Why “required”? I’ve been do some reading about the Nazi concentration camps and Stalin’s gulags. One surprise, for me, was the documented history of serious and growing concern among the fascist camp administrators over suicides, desertions, depression, and other negative actions of the camp guards. Repeat: the guards.
Being a lawless, inhumane thug can have blowback even on fascist pigs. It’s quite possible Harris, who’s had plenty of time to prepare for the long-expected news of GITMO detainee suicides, is acutely aware of this and has decided, as Heinrich Himmler did before him, to portray those who object to concentration camp horrors as victimizing the people who run them (and by extension the nation itself.) Somewhat like the rapist who blames the victim, though far worse.

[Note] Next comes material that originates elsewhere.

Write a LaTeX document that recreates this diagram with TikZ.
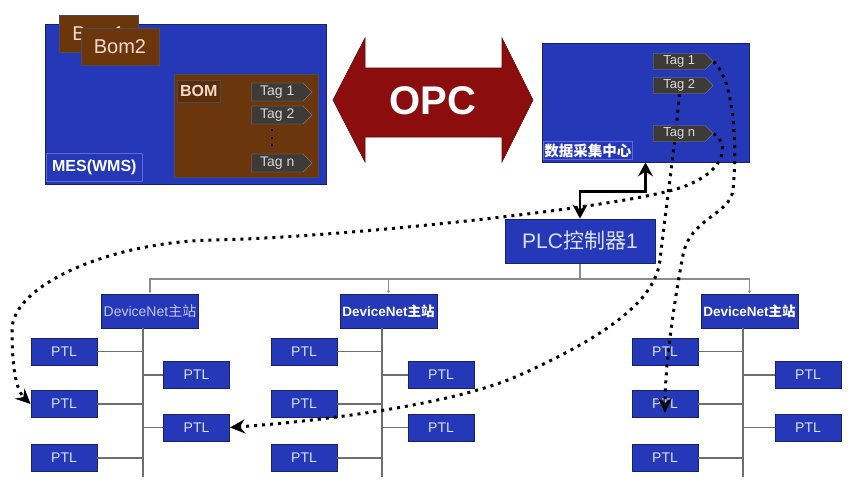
\documentclass[tikz,border=0pt]{standalone}
\usepackage{fontspec}
\setmainfont{Liberation Sans}
\newfontfamily\cjk{Noto Sans CJK SC}
\usepackage{tikz}
\usetikzlibrary{arrows.meta,shapes.symbols}
\definecolor{mesblue}{HTML}{2438B8}
\definecolor{boxedge}{HTML}{16226E}
\definecolor{labeledge}{HTML}{5A6AD8}
\definecolor{bombrown}{HTML}{6B360B}
\definecolor{bomtext}{HTML}{F2D9CE}
\definecolor{tagfill}{HTML}{3D3A37}
\definecolor{tagtext}{HTML}{D9D9D9}
\definecolor{opcred}{HTML}{8C0D0D}
\definecolor{busgray}{HTML}{8C8C8C}
\definecolor{stemgray}{HTML}{6E6E6E}
\definecolor{ptltext}{HTML}{DCE0F8}
\pgfdeclarelayer{front}
\pgfsetlayers{main,front}
\tikzset{
  panel/.style={draw=boxedge, fill=mesblue, line width=0.8pt, inner sep=0pt},
  panellabel/.style={draw=labeledge, fill=mesblue, line width=0.6pt, inner sep=1pt, text=white},
  bombox/.style={draw=black!70, fill=bombrown, line width=0.6pt, inner sep=0pt, text=bomtext},
  bomtitle/.style={font=\fontsize{20}{20}\selectfont},
  tag/.style={signal, draw=black!45, fill=tagfill, text=tagtext, inner sep=1pt,
    minimum width=61pt, minimum height=18pt, font=\fontsize{14}{14}\selectfont},
  dctag/.style={tag, minimum width=60pt, minimum height=16pt, font=\fontsize{13}{13}\selectfont},
  ptl/.style={panel, minimum width=66pt, minimum height=27pt, text=ptltext, font=\fontsize{14}{14}\selectfont},
  dnbox/.style={panel, minimum width=97pt, minimum height=34pt},
  dnthin/.style={text=ptltext!85!mesblue, font=\fontsize{14}{14}\selectfont},
  dnbold/.style={text=white, font=\bfseries\fontsize{13.5}{14}\selectfont},
  stem/.style={draw=stemgray, line width=1.1pt},
  bus/.style={draw=busgray, line width=1.4pt},
  link/.style={line width=2.8pt, {Stealth[length=14pt,width=15pt,inset=5pt]}-{Stealth[length=14pt,width=15pt,inset=5pt]}},
  flow/.style={line width=3pt, dash pattern=on 3pt off 5pt, -{Stealth[length=15pt,width=14pt,inset=5pt]}}
}
\begin{document}
\begin{tikzpicture}[x=1pt,y=-1pt]
  \useasboundingbox[fill=white] (0,0) rectangle (868,490);
  % MES side
  \node[panel, minimum width=281pt, minimum height=160pt] (mes) at (185.5,104) {};
  \node[bombox, bomtitle, minimum width=79pt, minimum height=37pt] (bom1) at (98.5,33.5) {Bom1};
  \node[bombox, bomtitle, minimum width=78pt, minimum height=37pt] (bom2) at (120,46.5) {Bom2};
  \node[bombox, minimum width=144pt, minimum height=103pt] (bom) at (246,125.5) {};
  \node[bombox, fill=bombrown!85!black, anchor=north west, minimum width=43pt, minimum height=22pt,
    font=\bfseries\fontsize{16}{16}\selectfont] (bomlabel) at (177,80) {BOM};
  \node[tag, anchor=west] (btag1) at (251,92) {Tag 1};
  \node[tag, anchor=west] (btag2) at (251,115) {Tag 2};
  \node[tag, anchor=west] (btagn) at (251,163) {Tag n};
  \draw[line width=2pt, dash pattern=on 2pt off 5.5pt, shorten <=5pt, shorten >=6pt]
    ([xshift=-5pt]btag2.south) -- ([xshift=-5pt]btagn.north);
  \node[panellabel, anchor=south west, minimum width=96pt, minimum height=28pt,
    font=\bfseries\fontsize{16}{16}\selectfont] (meslabel) at (46,182) {MES(WMS)};
  % OPC arrow
  \fill[opcred, draw=opcred!70!black, line width=0.6pt] (333,100) -- (365,38) -- (365,68) -- (502,68)
    -- (502,38) -- (533,100) -- (502,162) -- (502,137) -- (365,137) -- (365,162) -- cycle;
  \node[text=white, font=\bfseries\fontsize{40}{40}\selectfont] (opc) at (433,101) {OPC};
  % data centre
  \node[panel, minimum width=207pt, minimum height=119pt] (dc) at (645.5,102.5) {};
  \node[panellabel, anchor=south west, minimum width=89pt, minimum height=18pt,
    font=\cjk\bfseries\fontsize{14.5}{15}\selectfont] (dclabel) at (543,160) {数据采集中心};
  \begin{pgfonlayer}{front}
    \node[dctag, anchor=west] (dtag1) at (653,61.5) {Tag 1};
    \node[dctag, anchor=west] (dtag2) at (653,85.5) {Tag 2};
    \node[dctag, anchor=west] (dtagn) at (653,133.5) {Tag n};
    \node[panel, minimum width=150pt, minimum height=44pt, text=ptltext,
      font=\fontsize{21}{21}\selectfont] (plc) at (580,241) {PLC{\cjk 控制器}1};
  \end{pgfonlayer}
  \draw[link] (plc.north) -- ++(0,-27) -| (dc.south);
  % DeviceNet groups
  \foreach \g/\v/\dx/\lx/\rx/\dnf in {1/143/150/64/196.5/dnthin, 2/382/388.5/304/441/dnbold, 3/743/749.5/665/808/dnbold}{
    \node[dnbox, \dnf] (dn\g) at (\dx,311) {DeviceNet{\cjk 主站}};
    \coordinate (vbot\g) at (\v,477);
    \draw[stem] (dn\g.south -| vbot\g) -- (vbot\g);
    \foreach \r/\y in {1/351.5, 2/404, 3/458}{
      \node[ptl] (ptl\g l\r) at (\lx,\y) {PTL};
      \draw[stem] (ptl\g l\r) -- (ptl\g l\r -| vbot\g);
    }
    \foreach \r/\y in {1/375, 2/427.5}{
      \node[ptl] (ptl\g r\r) at (\rx,\y) {PTL};
      \draw[stem] (ptl\g r\r) -- (ptl\g r\r -| vbot\g);
    }
  }
  \coordinate (busline) at (0,279);
  \draw[bus, {Latex[length=3pt,width=3pt]}-{Latex[length=3pt,width=3pt]}] (dn1.north) |- (busline -| dn3.north) -- (dn3.north);
  \draw[bus, -{Latex[length=3pt,width=3pt]}] (busline -| dn2.north) -- (dn2.north);
  \draw[bus] (plc.south) -- (plc.south |- busline);
  % tag flows
  \draw[flow] (dtagn.east) .. controls (732,145) and (724,176) .. (673,190)
    .. controls (600,210) and (330,238) .. (213,240)
    .. controls (110,242) and (12,285) .. (12,330)
    .. controls (12,375) and (18,392) .. (ptl1l2.west);
  \draw[flow] (dtag2.south) .. controls (676,140) and (668,190) .. (660,260)
    .. controls (656,295) and (620,330) .. (520,375)
    .. controls (453,405) and (320,421) .. (ptl1r2.east);
  \draw[flow] (dtag1.east) .. controls (735,80) and (737,150) .. (733,190)
    .. controls (730,215) and (690,218) .. (683,255)
    .. controls (676,292) and (665,360) .. ([yshift=-9pt]ptl3l2.center);
\end{tikzpicture}
\end{document}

I grieve for America. We have become what we long abhorred.
If our so-called “Deputy Assistant Secretary of State for Public Diplomacy” is all about PR, and she considers suicide a “PR” event, perhaps she should give it a try.
These people are all about avoiding responsibility: blame the victims, deny mistakes, attack those who report problems.
They are borrowing the procedures of Stalin to write “history” to their own specifications.